— START OF GIVEN MATERIAL —

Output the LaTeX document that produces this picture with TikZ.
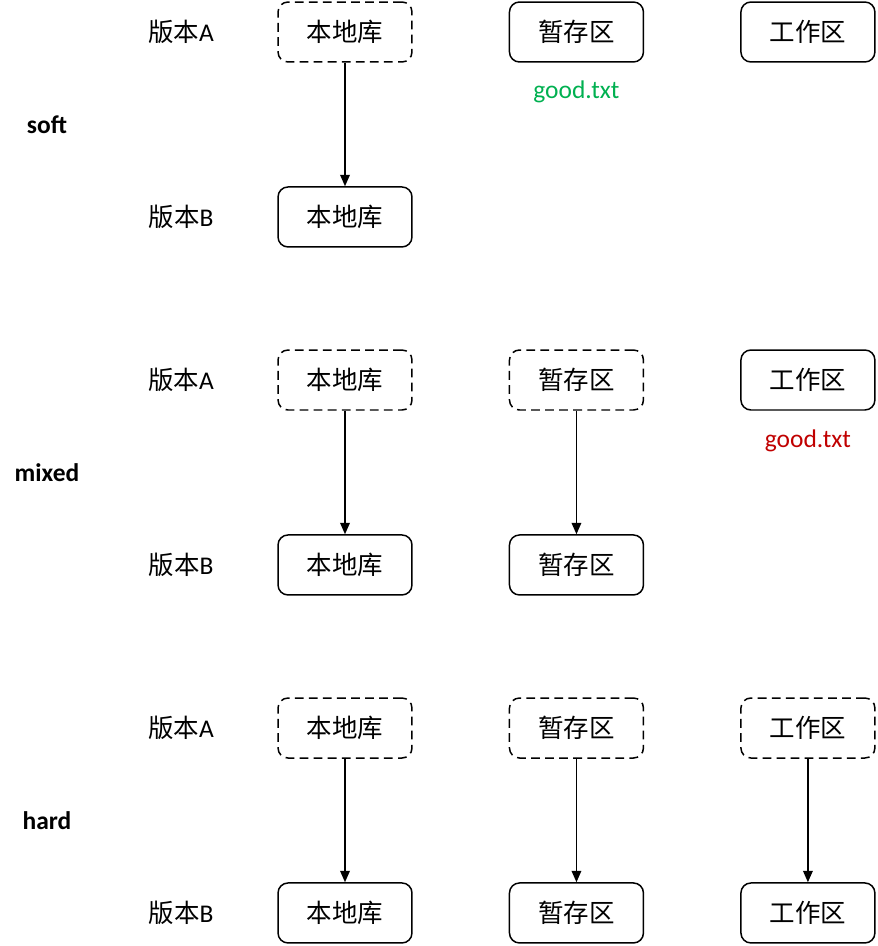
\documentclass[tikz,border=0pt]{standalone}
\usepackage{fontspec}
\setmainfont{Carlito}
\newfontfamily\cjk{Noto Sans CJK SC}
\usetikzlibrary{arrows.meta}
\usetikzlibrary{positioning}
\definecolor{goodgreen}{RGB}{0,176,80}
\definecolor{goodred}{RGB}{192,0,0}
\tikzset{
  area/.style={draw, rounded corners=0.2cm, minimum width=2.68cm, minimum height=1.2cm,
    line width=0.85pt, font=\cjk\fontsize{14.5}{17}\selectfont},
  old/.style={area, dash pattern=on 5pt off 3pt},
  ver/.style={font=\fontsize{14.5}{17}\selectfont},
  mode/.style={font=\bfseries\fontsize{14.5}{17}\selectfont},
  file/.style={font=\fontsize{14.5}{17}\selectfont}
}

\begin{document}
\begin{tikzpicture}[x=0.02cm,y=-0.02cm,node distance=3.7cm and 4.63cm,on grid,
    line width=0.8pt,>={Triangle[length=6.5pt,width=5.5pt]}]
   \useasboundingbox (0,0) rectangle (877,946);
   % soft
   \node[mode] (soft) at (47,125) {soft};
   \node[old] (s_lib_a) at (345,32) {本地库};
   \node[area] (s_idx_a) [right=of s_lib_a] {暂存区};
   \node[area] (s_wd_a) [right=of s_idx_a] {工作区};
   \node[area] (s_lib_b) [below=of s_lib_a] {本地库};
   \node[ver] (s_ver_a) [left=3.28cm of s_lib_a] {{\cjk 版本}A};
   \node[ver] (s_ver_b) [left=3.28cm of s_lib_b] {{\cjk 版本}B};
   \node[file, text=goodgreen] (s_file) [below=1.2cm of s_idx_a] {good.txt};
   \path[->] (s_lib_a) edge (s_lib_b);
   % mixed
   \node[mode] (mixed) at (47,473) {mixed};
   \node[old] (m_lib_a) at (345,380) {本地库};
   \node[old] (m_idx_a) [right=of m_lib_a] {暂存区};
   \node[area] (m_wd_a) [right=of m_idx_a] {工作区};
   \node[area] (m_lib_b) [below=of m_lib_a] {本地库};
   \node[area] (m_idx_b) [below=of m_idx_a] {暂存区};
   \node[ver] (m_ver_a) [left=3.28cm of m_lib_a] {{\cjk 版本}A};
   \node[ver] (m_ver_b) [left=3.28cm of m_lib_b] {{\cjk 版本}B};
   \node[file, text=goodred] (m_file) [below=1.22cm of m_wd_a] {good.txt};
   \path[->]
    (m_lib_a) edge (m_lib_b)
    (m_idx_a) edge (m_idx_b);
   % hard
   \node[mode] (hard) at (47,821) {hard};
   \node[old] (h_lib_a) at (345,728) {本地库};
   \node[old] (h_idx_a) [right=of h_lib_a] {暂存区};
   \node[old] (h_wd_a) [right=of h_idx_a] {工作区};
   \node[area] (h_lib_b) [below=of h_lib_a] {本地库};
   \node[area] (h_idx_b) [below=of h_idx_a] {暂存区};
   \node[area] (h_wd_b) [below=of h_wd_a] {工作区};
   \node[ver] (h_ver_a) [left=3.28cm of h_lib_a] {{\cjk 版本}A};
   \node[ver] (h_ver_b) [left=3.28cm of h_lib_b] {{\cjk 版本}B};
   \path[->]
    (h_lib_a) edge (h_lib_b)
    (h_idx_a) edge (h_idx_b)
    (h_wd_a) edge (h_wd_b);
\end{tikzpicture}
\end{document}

— END OF GIVEN MATERIAL —

• TASK PROMPT
Transcribe the material exactly, keeping every word and none of the pictures.

• TASK ANSWER
Output the LaTeX document that produces this picture with TikZ.
\documentclass[tikz,border=0pt]{standalone}
\usepackage{fontspec}
\setmainfont{Carlito}
\newfontfamily\cjk{Noto Sans CJK SC}
\usetikzlibrary{arrows.meta}
\usetikzlibrary{positioning}
\definecolor{goodgreen}{RGB}{0,176,80}
\definecolor{goodred}{RGB}{192,0,0}
\tikzset{
  area/.style={draw, rounded corners=0.2cm, minimum width=2.68cm, minimum height=1.2cm,
    line width=0.85pt, font=\cjk\fontsize{14.5}{17}\selectfont},
  old/.style={area, dash pattern=on 5pt off 3pt},
  ver/.style={font=\fontsize{14.5}{17}\selectfont},
  mode/.style={font=\bfseries\fontsize{14.5}{17}\selectfont},
  file/.style={font=\fontsize{14.5}{17}\selectfont}
}

\begin{document}
\begin{tikzpicture}[x=0.02cm,y=-0.02cm,node distance=3.7cm and 4.63cm,on grid,
    line width=0.8pt,>={Triangle[length=6.5pt,width=5.5pt]}]
   \useasboundingbox (0,0) rectangle (877,946);
   % soft
   \node[mode] (soft) at (47,125) {soft};
   \node[old] (s_lib_a) at (345,32) {本地库};
   \node[area] (s_idx_a) [right=of s_lib_a] {暂存区};
   \node[area] (s_wd_a) [right=of s_idx_a] {工作区};
   \node[area] (s_lib_b) [below=of s_lib_a] {本地库};
   \node[ver] (s_ver_a) [left=3.28cm of s_lib_a] {{\cjk 版本}A};
   \node[ver] (s_ver_b) [left=3.28cm of s_lib_b] {{\cjk 版本}B};
   \node[file, text=goodgreen] (s_file) [below=1.2cm of s_idx_a] {good.txt};
   \path[->] (s_lib_a) edge (s_lib_b);
   % mixed
   \node[mode] (mixed) at (47,473) {mixed};
   \node[old] (m_lib_a) at (345,380) {本地库};
   \node[old] (m_idx_a) [right=of m_lib_a] {暂存区};
   \node[area] (m_wd_a) [right=of m_idx_a] {工作区};
   \node[area] (m_lib_b) [below=of m_lib_a] {本地库};
   \node[area] (m_idx_b) [below=of m_idx_a] {暂存区};
   \node[ver] (m_ver_a) [left=3.28cm of m_lib_a] {{\cjk 版本}A};
   \node[ver] (m_ver_b) [left=3.28cm of m_lib_b] {{\cjk 版本}B};
   \node[file, text=goodred] (m_file) [below=1.22cm of m_wd_a] {good.txt};
   \path[->]
    (m_lib_a) edge (m_lib_b)
    (m_idx_a) edge (m_idx_b);
   % hard
   \node[mode] (hard) at (47,821) {hard};
   \node[old] (h_lib_a) at (345,728) {本地库};
   \node[old] (h_idx_a) [right=of h_lib_a] {暂存区};
   \node[old] (h_wd_a) [right=of h_idx_a] {工作区};
   \node[area] (h_lib_b) [below=of h_lib_a] {本地库};
   \node[area] (h_idx_b) [below=of h_idx_a] {暂存区};
   \node[area] (h_wd_b) [below=of h_wd_a] {工作区};
   \node[ver] (h_ver_a) [left=3.28cm of h_lib_a] {{\cjk 版本}A};
   \node[ver] (h_ver_b) [left=3.28cm of h_lib_b] {{\cjk 版本}B};
   \path[->]
    (h_lib_a) edge (h_lib_b)
    (h_idx_a) edge (h_idx_b)
    (h_wd_a) edge (h_wd_b);
\end{tikzpicture}
\end{document}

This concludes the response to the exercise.